Amy Watt
(Plymouth, Devon 1900-1956 Chelsea, London)
The Sunbathers, St. Ives, Cornwall, c.1929 *SOLD*
oil on canvas laid down on board
26 x 34 cm.
Exhibited
with historic exhibition labels to the reverse, no. 60.
Provenance
From the Estate of the artist's daughter, Mary Millar Watt (1924-2023).
Painted whilst holidaying in St. Ives, before moving there in the '30s, this charming beach scene very likely depicts the artist's family and young children, busy making sandcastles. St. Ives was already a well-established artists' colony, and it was no doubt moments like this that led the artist and her artist husband to move there not long after.
Watt was a busy artist, in a supportive marriage with fellow artist, John Millar Watt (1895-1975), whom she met whilst studying at St. Martin’s School of Fine Art. They married in 1923 and both worked for advertising agencies as staff artists. They moved to Dedham in Essex where they designed and built a modern studio overlooking Dedham Vale, befriending the artist Alfred Munnings and his wife, Violet, frequent visitors to their home.
Watt became a member of the Ipswich Art Club from 1926-1935, before the couple moved to St. Ives in ‘35. Amy and her husband became key members of the well-established artistic colony of St. Ives, taking on the Chy-an-Chy Studio overlooking the harbour. They would have got to know Barbara Hepworth and Ben Nicholson, who famously relocated from Hampstead to St. Ives at the start of WWII.

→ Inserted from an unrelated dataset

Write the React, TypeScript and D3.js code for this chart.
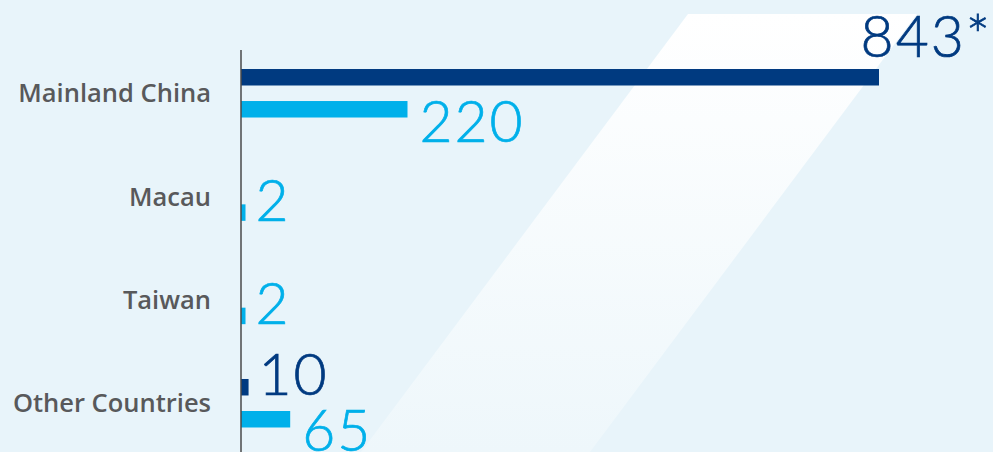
import React from "react";
import * as d3 from "d3";

const categories = ["Mainland China", "Macau", "Taiwan", "Other Countries"];
const seriesKeys = ["dark", "light"];
const darkValues: (number | null)[] = [843, null, null, 10];
const lightValues: (number | null)[] = [220, 2, 2, 65];
const darkMarks = ["*", "", "", ""];
const lightMarks = ["", "", "", ""];

const W = 993;
const H = 452;
const COLORS: Record<string, string> = { dark: "#003a80", light: "#00b0ea" };
const BG = "#e8f4fa";
const LABEL_FONT = "'Open Sans', sans-serif";
const VALUE_FONT = "Lato, 'Open Sans', sans-serif";

export default function App() {
  const x = d3.scaleLinear().domain([0, 843]).range([241, 879]);
  const y = d3.scaleBand<string>().domain(categories).range([41.6, 454.9]).padding(0);
  const inner = d3
    .scaleBand<string>()
    .domain(seriesKeys)
    .range([-24.25, 24.25])
    .paddingInner(0.485)
    .paddingOuter(0);

  const rows = categories.flatMap((c, i) => [
    { cat: c, key: "dark", value: darkValues[i], mark: darkMarks[i] },
    { cat: c, key: "light", value: lightValues[i], mark: lightMarks[i] },
  ]);
  const maxVal = d3.max(rows, (r) => r.value ?? 0) ?? 0;

  return (
    <div style={{ position: "fixed", left: 0, top: 0, width: W, height: H }}>
      <svg width={W} height={H} style={{ display: "block" }}>
        <defs>
          <linearGradient id="slash" x1="0" y1="0" x2="0" y2="1">
            <stop offset="0" stopColor="#ffffff" />
            <stop offset="1" stopColor="#eef7fb" />
          </linearGradient>
        </defs>
        <rect x={0} y={0} width={W} height={H} fill={BG} />
        <path d="M688,14 L917,14 L590,452 L361,452 Z" fill="url(#slash)" />

        {rows
          .filter((r) => r.value != null)
          .map((r, i) => {
            const c = (y(r.cat) ?? 0) + y.bandwidth() / 2;
            const top = c + (inner(r.key) ?? 0);
            const h = inner.bandwidth();
            const w = Math.max(x(r.value as number) - x(0), 4.5);
            const end = x(0) + w;
            const text = `${r.value}${r.mark}`;
            let tx = end + 10;
            let ty = top + h;
            let anchor: "start" | "end" = "start";
            if (r.value === maxVal) {
              tx = W - 1;
              ty = top - 12;
              anchor = "end";
            } else if (r.key === "light" && (r.value as number) > 10) {
              tx = end + 12;
              ty = top + h + 24;
            }
            return (
              <g key={i}>
                <rect x={x(0)} y={top} width={w} height={h} fill={COLORS[r.key]} />
                <text
                  x={tx}
                  y={ty}
                  textAnchor={anchor}
                  fill={COLORS[r.key]}
                  stroke={COLORS[r.key]}
                  strokeWidth={0.7}
                  fontFamily={VALUE_FONT}
                  fontWeight={300}
                  fontSize={57}
                  letterSpacing={2}
                >
                  {text}
                </text>
              </g>
            );
          })}

        <line x1={x(0)} x2={x(0)} y1={50} y2={H} stroke="#4a4a4a" strokeWidth={1.5} />

        {categories.map((c) => (
          <text
            key={c}
            x={211}
            y={(y(c) ?? 0) + y.bandwidth() / 2}
            dy="0.36em"
            textAnchor="end"
            fill="#58595b"
            fontFamily={LABEL_FONT}
            fontWeight={600}
            fontSize={25.5}
          >
            {c}
          </text>
        ))}
      </svg>
    </div>
  );
}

Over the course of her life Watt exhibited 19 works at the Royal Academy Summer Exhibitions between 1929 and her death in 1956, and also showed at the Paris Salon over the years, as well as in local shows in Suffolk, Essex and St Ives. After the Second World War she and her husband moved to London and made their home in Chelsea, at 8 Walton Street.